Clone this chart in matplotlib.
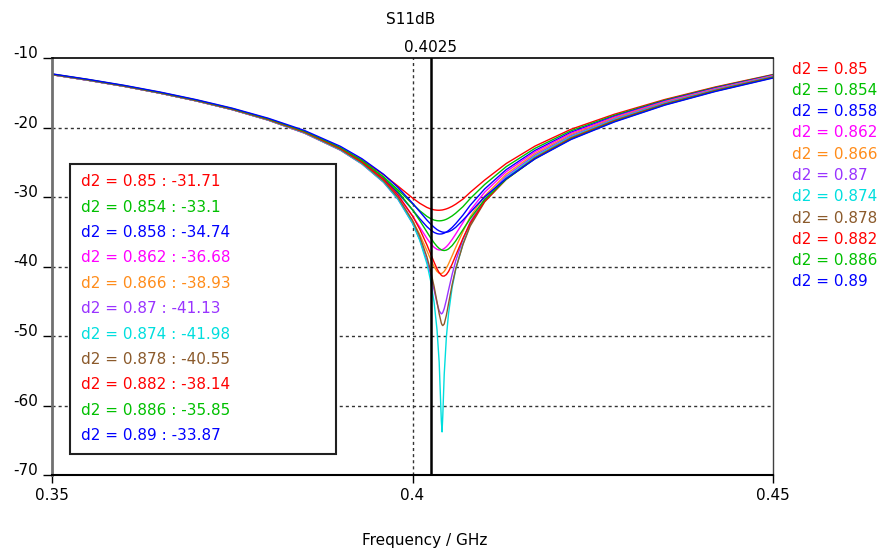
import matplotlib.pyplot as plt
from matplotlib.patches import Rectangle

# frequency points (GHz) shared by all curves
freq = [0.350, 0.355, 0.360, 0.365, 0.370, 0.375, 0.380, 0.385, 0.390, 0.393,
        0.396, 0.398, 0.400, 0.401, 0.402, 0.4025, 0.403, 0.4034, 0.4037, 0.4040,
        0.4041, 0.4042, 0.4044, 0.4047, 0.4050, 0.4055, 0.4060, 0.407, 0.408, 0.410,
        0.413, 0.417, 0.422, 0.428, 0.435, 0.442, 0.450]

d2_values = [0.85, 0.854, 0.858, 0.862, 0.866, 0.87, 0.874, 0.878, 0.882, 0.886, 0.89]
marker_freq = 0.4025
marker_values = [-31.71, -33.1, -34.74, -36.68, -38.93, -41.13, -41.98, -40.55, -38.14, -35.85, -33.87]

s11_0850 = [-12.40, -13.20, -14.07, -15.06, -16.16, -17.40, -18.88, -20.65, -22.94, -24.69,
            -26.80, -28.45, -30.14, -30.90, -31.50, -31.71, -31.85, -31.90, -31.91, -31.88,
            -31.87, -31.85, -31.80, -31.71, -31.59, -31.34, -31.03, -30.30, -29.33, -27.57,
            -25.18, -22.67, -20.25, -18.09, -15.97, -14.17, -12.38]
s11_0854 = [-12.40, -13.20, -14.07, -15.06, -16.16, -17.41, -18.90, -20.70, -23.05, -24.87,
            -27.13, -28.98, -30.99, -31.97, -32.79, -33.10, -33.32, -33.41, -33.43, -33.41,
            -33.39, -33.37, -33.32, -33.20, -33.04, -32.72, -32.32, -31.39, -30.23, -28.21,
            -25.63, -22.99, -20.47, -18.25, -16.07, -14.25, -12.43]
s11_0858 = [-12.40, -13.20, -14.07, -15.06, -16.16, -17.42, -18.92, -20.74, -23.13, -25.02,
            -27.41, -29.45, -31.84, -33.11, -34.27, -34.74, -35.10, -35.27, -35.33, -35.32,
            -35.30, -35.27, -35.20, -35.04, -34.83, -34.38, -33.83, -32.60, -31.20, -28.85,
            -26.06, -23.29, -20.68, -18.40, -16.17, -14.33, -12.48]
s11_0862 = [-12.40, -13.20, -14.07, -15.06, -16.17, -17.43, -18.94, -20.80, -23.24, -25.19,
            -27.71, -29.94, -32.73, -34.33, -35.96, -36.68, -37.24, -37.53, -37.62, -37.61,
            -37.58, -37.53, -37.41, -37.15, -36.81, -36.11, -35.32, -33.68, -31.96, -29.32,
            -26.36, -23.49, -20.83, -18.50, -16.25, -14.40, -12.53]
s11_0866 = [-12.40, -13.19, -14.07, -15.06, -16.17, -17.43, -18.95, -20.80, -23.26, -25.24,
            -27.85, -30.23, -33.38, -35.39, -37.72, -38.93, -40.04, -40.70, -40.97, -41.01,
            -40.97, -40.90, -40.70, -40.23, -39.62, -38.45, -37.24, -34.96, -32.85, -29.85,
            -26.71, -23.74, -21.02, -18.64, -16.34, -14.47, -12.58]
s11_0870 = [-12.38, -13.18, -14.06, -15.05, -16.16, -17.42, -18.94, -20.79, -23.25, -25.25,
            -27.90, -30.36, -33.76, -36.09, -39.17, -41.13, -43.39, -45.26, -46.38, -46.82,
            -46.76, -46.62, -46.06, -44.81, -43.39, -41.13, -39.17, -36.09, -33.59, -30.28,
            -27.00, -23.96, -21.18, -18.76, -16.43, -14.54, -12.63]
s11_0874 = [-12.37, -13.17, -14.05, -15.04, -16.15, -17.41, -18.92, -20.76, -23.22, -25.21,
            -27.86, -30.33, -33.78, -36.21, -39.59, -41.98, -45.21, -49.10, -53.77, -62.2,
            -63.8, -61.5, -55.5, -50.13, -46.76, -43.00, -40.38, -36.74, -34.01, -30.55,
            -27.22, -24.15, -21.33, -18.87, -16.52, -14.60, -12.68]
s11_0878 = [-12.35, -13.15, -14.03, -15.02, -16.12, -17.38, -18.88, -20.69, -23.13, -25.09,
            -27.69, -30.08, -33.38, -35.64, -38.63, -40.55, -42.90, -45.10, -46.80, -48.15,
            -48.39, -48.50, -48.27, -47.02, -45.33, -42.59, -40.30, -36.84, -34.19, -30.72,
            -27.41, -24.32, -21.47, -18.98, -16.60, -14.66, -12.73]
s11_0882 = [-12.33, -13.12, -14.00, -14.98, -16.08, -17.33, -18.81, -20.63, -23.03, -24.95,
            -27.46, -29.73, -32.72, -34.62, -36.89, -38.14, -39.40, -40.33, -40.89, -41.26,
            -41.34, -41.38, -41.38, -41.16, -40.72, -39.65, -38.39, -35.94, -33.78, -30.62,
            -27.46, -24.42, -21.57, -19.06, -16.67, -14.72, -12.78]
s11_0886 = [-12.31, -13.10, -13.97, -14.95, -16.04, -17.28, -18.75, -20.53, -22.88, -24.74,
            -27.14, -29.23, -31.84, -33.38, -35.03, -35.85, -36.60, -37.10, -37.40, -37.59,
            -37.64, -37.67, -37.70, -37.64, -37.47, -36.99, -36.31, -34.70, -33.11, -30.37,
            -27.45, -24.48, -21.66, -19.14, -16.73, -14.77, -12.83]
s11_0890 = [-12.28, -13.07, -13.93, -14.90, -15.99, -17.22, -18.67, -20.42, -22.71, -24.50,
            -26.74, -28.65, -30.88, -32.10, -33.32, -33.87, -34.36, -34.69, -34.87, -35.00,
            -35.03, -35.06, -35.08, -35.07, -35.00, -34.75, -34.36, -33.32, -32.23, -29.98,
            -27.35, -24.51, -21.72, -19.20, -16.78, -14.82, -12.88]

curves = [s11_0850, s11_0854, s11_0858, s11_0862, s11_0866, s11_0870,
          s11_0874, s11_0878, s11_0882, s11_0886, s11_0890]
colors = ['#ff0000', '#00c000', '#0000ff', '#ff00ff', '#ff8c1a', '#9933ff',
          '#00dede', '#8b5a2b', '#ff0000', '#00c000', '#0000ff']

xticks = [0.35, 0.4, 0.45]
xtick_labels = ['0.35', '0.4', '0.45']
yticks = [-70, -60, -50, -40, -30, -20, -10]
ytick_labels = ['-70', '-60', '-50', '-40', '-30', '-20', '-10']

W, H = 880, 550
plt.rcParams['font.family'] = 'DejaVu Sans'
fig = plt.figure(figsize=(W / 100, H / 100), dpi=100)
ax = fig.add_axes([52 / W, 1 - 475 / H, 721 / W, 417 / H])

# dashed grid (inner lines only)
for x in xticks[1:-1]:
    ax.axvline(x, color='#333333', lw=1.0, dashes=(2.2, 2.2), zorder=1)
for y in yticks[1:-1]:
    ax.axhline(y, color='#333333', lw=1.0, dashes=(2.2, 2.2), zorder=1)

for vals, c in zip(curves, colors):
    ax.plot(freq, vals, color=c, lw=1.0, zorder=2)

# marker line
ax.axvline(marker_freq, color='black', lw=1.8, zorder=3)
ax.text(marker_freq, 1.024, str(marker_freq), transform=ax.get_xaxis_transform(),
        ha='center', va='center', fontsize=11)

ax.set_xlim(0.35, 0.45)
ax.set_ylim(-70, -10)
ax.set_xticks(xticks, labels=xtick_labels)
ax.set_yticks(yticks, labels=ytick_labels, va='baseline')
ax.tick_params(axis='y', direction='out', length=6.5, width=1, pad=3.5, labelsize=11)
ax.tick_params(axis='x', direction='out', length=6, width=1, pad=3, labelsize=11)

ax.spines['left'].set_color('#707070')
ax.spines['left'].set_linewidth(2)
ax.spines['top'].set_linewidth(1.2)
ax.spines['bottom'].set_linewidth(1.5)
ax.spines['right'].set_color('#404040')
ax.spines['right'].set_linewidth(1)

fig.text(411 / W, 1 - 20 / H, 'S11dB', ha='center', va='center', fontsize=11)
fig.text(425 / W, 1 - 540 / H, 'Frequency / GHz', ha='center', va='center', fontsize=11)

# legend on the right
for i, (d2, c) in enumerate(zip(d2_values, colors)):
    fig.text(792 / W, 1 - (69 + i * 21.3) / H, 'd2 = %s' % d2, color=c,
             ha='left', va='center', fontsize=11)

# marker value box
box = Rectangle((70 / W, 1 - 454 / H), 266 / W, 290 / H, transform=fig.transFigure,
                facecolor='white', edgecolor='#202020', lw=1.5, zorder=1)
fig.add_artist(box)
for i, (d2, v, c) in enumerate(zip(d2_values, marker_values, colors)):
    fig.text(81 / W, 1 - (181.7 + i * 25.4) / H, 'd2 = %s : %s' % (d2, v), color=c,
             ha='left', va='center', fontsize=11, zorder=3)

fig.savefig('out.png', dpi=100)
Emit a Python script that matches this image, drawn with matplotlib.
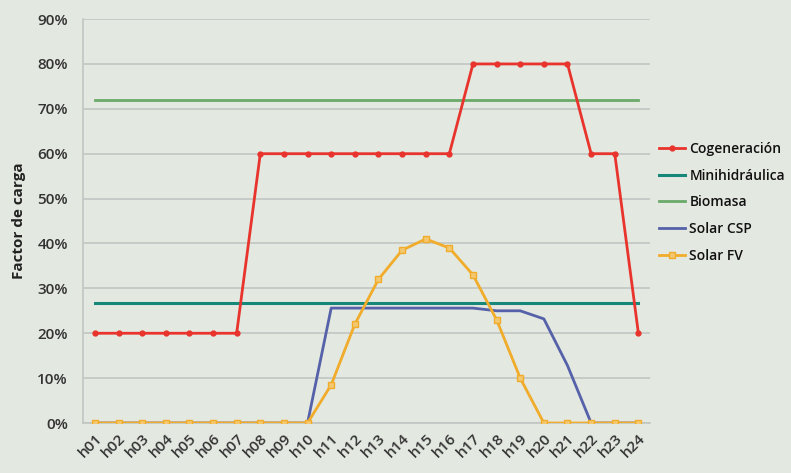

* _Instructions for the task_:
Look at the listing and set down only the lines from its start through the line with "from matplotlib.patches import Rectangle", word for word and without pictures.

* _The reply_:
Clone this chart in matplotlib.
import matplotlib.pyplot as plt
from matplotlib.patches import Rectangle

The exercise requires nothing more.